What's Neutral, Anyway?
Until relatively recently, musicians and scientists felt a closer connection to God's creation. Creature comforts such as Music were seen (and heard) as extensions of nature (or science), and both were joyous reminders of our God's benevolent gifts. Our concept of universal harmony--our Weltanschauung--was Biblical, correlating the order of creation (from the "music of the spheres" http://en.wikipedia.org/wiki/Music_of_the_spheres) with God's boundless wisdom. The philosophical foundations of Music Theory were, until recently, predicated on the search for universal truths.
Only in the last 50 years have we witnessed a strenuous but prolonged effort to divide these disciplines; now in 2014 it's all but assumed that Music (and value or taste therein) is entirely contingent upon cultural context. The argument is strongly imprinted in our minds; that since Musical style is completely arbitrary and contextual, it's foolish to try to posit one style as being "more appropriate" than another. Your choices are as good as mine, and no one should suggest otherwise.
For the Church, this signifies a tremendous shift in what's allowed in the Divine Service.
What Does Nature Say?
God's plan of creation is at odds with this kind of thinking. This article popped up in my newsfeed today:
These data provide the most rigorous empirical evidence to date of a bird song that makes use of the same mathematical principles that underlie Western and many non-Western musical scales, demonstrating surprising convergence between human and animal “song cultures.” Although there is no evidence that the songs of most bird species follow the overtone series, our findings add to a small but growing body of research showing that a preference for small-integer frequency ratios is not unique to humans.
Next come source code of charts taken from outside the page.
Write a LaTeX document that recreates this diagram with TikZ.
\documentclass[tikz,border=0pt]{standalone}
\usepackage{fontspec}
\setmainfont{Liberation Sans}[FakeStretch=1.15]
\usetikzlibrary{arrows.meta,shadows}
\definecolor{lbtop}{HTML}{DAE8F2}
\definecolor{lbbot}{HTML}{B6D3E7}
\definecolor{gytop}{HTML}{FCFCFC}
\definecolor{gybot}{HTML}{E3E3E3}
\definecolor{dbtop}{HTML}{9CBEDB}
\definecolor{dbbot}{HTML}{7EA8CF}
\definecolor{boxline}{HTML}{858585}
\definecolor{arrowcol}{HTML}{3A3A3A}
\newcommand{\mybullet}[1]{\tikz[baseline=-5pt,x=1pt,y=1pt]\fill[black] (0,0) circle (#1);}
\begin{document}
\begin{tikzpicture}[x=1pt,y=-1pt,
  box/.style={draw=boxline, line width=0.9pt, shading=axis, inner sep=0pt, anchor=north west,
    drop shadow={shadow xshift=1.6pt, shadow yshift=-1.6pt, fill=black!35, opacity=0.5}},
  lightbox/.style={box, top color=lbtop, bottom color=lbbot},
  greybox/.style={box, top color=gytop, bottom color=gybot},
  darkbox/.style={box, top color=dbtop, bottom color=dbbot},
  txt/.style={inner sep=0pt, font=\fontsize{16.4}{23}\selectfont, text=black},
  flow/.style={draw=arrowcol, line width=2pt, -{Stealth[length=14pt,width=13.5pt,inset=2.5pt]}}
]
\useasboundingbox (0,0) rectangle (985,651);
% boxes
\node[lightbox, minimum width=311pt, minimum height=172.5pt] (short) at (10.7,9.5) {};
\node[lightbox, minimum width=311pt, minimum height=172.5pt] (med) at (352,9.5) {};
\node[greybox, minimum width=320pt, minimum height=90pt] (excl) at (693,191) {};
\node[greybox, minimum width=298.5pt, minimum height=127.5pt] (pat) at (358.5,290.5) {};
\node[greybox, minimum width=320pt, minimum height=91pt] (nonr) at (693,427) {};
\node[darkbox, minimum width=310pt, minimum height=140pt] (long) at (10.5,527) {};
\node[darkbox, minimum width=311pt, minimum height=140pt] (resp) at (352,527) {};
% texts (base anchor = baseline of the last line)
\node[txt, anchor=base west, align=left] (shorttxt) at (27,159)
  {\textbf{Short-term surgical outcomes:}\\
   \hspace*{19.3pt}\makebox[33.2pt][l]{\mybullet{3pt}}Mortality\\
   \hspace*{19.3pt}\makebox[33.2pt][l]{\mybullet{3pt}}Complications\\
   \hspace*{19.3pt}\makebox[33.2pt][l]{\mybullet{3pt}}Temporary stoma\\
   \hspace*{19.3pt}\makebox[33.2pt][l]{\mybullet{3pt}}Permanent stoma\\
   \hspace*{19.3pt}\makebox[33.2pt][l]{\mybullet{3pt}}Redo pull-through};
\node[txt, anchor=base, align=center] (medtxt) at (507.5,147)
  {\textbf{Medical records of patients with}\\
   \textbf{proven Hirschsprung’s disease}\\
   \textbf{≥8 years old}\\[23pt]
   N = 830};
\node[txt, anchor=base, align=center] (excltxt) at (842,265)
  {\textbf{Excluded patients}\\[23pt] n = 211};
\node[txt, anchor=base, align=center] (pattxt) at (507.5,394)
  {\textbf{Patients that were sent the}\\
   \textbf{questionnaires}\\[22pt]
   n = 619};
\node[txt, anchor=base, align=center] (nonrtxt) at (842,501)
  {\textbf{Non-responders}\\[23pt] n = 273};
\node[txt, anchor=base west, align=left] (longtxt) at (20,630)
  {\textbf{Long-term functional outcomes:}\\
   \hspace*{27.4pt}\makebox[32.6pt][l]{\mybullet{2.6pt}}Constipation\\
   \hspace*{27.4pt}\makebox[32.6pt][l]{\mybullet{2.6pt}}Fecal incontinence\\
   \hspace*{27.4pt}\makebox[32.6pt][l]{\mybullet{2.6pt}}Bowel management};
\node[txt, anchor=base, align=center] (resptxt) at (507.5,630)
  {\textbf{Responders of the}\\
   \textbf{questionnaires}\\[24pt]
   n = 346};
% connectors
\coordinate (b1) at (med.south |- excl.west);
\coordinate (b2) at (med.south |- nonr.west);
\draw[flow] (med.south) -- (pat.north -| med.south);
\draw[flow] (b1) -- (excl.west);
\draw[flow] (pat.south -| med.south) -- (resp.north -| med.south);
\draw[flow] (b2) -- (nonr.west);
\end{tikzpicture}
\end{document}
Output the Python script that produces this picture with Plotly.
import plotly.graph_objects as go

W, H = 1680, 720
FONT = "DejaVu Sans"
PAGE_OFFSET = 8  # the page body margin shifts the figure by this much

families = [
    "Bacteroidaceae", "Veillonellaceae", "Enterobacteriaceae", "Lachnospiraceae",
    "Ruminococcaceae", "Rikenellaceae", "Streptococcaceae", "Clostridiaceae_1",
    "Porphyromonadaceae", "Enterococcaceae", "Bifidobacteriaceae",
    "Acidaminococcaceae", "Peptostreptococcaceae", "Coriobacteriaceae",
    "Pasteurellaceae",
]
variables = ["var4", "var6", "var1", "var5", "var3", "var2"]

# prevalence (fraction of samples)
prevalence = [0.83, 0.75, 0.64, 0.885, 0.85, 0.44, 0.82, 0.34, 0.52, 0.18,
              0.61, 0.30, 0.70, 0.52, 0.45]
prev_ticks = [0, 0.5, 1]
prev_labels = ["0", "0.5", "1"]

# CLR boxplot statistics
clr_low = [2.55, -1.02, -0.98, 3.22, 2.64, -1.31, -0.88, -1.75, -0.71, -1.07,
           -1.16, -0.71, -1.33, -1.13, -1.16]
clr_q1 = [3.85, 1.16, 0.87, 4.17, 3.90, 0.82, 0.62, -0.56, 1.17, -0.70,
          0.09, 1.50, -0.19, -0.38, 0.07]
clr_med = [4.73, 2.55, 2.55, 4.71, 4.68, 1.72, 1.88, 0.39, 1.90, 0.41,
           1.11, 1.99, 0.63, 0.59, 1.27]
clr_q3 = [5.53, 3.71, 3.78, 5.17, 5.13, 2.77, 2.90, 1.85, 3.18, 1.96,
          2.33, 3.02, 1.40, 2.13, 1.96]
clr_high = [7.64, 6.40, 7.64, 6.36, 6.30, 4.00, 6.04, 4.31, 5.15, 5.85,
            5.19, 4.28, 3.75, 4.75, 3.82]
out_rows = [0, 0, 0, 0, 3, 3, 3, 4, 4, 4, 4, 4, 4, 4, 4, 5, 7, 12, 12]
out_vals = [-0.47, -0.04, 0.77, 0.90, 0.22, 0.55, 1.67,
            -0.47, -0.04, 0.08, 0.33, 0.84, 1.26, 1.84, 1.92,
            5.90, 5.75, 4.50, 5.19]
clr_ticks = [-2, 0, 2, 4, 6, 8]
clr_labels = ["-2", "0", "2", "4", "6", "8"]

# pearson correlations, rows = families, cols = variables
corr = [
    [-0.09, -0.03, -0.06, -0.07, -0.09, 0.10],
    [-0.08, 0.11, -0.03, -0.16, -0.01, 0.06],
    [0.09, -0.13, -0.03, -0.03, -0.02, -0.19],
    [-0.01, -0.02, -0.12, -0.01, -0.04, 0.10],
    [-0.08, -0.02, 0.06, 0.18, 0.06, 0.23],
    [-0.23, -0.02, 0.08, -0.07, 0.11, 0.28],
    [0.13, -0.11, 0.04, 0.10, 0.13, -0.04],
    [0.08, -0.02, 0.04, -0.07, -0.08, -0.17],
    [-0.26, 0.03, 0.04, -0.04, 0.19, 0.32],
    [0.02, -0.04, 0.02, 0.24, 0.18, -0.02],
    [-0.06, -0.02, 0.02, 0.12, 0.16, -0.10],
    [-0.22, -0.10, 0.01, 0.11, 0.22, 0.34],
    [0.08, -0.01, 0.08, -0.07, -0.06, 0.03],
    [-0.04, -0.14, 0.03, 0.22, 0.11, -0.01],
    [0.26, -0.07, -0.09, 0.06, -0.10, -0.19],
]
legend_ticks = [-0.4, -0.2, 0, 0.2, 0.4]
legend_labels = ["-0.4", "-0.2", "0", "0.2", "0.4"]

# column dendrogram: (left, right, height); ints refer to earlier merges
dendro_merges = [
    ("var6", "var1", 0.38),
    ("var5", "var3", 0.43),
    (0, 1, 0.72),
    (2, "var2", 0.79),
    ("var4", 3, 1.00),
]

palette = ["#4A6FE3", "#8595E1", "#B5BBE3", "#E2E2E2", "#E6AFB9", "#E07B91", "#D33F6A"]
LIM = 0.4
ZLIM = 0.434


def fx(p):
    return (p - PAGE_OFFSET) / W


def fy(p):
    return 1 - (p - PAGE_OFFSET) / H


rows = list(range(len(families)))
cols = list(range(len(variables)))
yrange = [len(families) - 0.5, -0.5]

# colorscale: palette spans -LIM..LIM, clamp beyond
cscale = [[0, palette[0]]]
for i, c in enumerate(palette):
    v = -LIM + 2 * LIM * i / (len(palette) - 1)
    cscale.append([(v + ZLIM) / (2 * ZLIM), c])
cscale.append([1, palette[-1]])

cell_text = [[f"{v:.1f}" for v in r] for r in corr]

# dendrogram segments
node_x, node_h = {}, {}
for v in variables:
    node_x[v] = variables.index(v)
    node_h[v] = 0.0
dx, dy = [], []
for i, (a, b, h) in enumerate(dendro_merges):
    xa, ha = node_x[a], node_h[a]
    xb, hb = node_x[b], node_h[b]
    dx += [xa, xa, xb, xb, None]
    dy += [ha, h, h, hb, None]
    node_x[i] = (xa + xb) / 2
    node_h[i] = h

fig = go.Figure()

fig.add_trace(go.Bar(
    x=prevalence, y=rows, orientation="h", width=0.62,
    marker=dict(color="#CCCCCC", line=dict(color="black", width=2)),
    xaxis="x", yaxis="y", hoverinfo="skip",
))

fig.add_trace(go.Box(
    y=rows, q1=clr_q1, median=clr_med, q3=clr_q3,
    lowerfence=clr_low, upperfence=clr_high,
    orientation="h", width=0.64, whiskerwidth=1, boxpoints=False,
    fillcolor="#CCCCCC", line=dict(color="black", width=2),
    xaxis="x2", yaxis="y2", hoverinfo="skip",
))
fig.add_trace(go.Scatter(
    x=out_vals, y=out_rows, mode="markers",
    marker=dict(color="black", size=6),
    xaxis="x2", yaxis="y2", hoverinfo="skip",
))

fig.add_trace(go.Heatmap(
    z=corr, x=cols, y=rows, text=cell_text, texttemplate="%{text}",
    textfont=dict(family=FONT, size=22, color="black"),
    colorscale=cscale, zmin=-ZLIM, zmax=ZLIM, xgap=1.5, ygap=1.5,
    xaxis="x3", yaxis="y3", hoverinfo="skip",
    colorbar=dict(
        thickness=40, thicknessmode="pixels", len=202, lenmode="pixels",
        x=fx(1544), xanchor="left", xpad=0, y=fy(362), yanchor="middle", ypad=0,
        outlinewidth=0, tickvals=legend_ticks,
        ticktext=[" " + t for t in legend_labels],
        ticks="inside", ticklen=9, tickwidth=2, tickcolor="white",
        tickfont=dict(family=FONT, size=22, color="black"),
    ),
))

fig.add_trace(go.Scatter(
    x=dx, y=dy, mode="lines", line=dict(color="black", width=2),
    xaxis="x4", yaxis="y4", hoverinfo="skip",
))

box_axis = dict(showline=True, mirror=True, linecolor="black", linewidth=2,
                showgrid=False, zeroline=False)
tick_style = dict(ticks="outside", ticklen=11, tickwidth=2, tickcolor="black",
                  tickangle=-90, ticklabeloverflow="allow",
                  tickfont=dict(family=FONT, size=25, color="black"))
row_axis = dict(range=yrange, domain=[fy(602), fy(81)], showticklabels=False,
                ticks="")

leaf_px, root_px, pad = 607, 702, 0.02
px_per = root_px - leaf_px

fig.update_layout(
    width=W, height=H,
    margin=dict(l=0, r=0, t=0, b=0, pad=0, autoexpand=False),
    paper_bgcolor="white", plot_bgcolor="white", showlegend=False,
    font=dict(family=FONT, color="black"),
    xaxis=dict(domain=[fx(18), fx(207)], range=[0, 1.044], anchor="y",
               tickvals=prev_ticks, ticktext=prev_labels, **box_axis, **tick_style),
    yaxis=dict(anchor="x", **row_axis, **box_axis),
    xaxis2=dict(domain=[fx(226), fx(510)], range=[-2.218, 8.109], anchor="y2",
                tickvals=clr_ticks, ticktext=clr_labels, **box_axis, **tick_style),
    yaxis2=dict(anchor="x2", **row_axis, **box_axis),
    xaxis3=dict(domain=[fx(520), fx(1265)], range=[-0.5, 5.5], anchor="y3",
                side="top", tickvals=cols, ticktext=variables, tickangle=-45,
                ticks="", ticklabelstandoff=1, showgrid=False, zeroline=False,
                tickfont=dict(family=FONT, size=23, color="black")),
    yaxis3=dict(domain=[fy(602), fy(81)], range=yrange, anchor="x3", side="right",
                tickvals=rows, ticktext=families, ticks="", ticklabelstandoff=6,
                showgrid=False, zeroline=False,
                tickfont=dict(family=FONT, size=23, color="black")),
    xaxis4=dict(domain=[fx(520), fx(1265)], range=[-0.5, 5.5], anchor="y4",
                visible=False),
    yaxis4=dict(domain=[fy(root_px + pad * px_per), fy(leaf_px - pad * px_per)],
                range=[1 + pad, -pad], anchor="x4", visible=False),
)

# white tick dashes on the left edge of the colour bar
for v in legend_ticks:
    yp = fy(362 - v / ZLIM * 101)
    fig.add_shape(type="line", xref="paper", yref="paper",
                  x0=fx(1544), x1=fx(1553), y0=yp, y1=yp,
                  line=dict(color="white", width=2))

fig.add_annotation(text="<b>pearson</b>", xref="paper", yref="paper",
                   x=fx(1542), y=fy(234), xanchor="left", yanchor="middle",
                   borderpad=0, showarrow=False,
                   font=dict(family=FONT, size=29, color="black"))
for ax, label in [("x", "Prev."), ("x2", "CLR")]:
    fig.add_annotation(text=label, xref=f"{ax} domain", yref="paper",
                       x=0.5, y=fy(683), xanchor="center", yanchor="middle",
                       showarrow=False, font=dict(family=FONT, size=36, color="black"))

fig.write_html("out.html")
These findings thus have important implications for current debates about the origins of human musical systems and may call for a reevaluation of existing theories of musical consonance based on specific human vocal characteristics.
So we're at a strange juncture in musical history. From a critical perspective, it's fashionable to deride the significance of traditional music ("it's all cultural, its was good for their time, etc.") -- regarding, for example, 16th-century hymnody with the same disinsterest as we'd regard a 1980s-era VCR.
The old questions ("How does Music work? What makes one type of Music better or more appropriate than another") are avoided, but studies like this reveal that deep within our biological and natural encodings, the genius of the Creator simmers, even in the distant sounds of birds.